In Turin, as he was reminded by one U.S. reporter at the post-race news conference in Whistler, he was cast as the disinterested villain after being spotted by a Reuters employee out late in a nightclub before racing.
If that was too simplistic a portrait for one of the sport’s more original thinkers, then so too was the role of redemptive hero.
“I don’t mind. You guys are in charge of that stuff,” the 32-year-old said when asked about the transformation. “I pretty much focus on going out skiing and enjoying myself.
“It’s what I’ve always done, I’m hoping I can keep doing it. It’s great.

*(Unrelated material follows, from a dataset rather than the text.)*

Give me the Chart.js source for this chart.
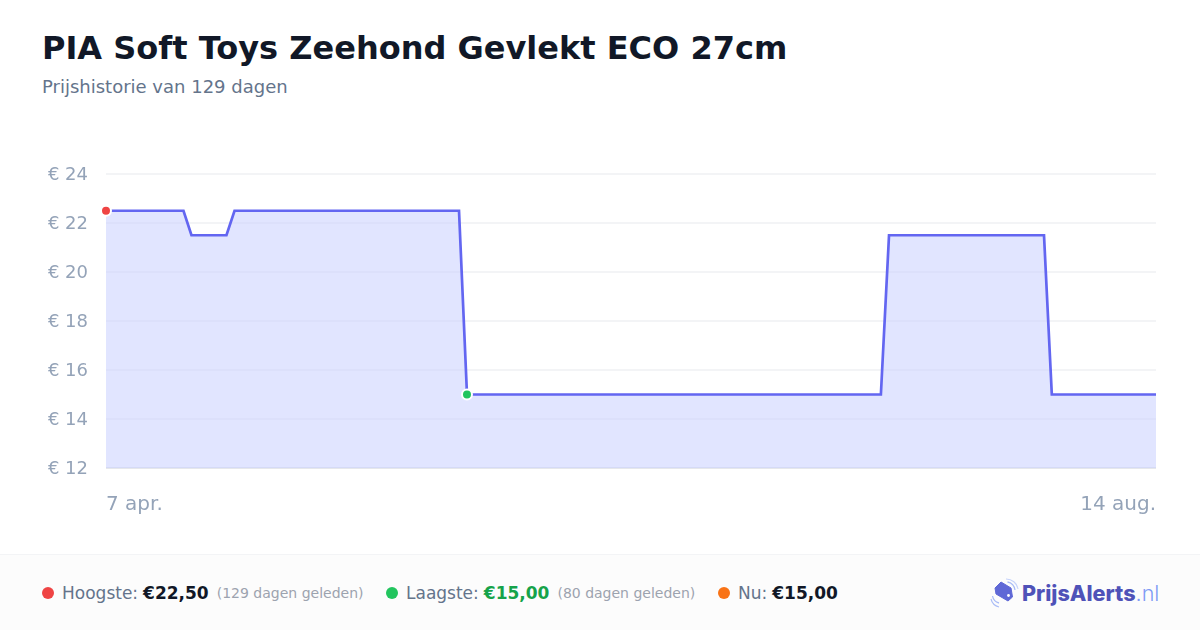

Today was amazing and I’ve had a lot of fun.”
One of the finest all-round skiers of his generation, and a double overall World Cup champion with 32 career race wins, Miller arrived at his fourth Olympics with only two silver medals to his credit from the 2002 Salt Lake City Games.
He had been accused in Turin of not taking the job seriously, of being more attracted by the local nightlife and partying as if he had already won a gold.
On Monday, fresh off the hill, he declared he had never lost his motivation and had not changed much as a person over the years either.
At the same time, nobody present could have any doubt that these Games mattered to him.
“One of the things that was important to me when I decided to continue this year was to race in the right fashion,” said Miller. “To race with some inspiration and allow myself to be inspired and to try to inspire the other guys and everyone else.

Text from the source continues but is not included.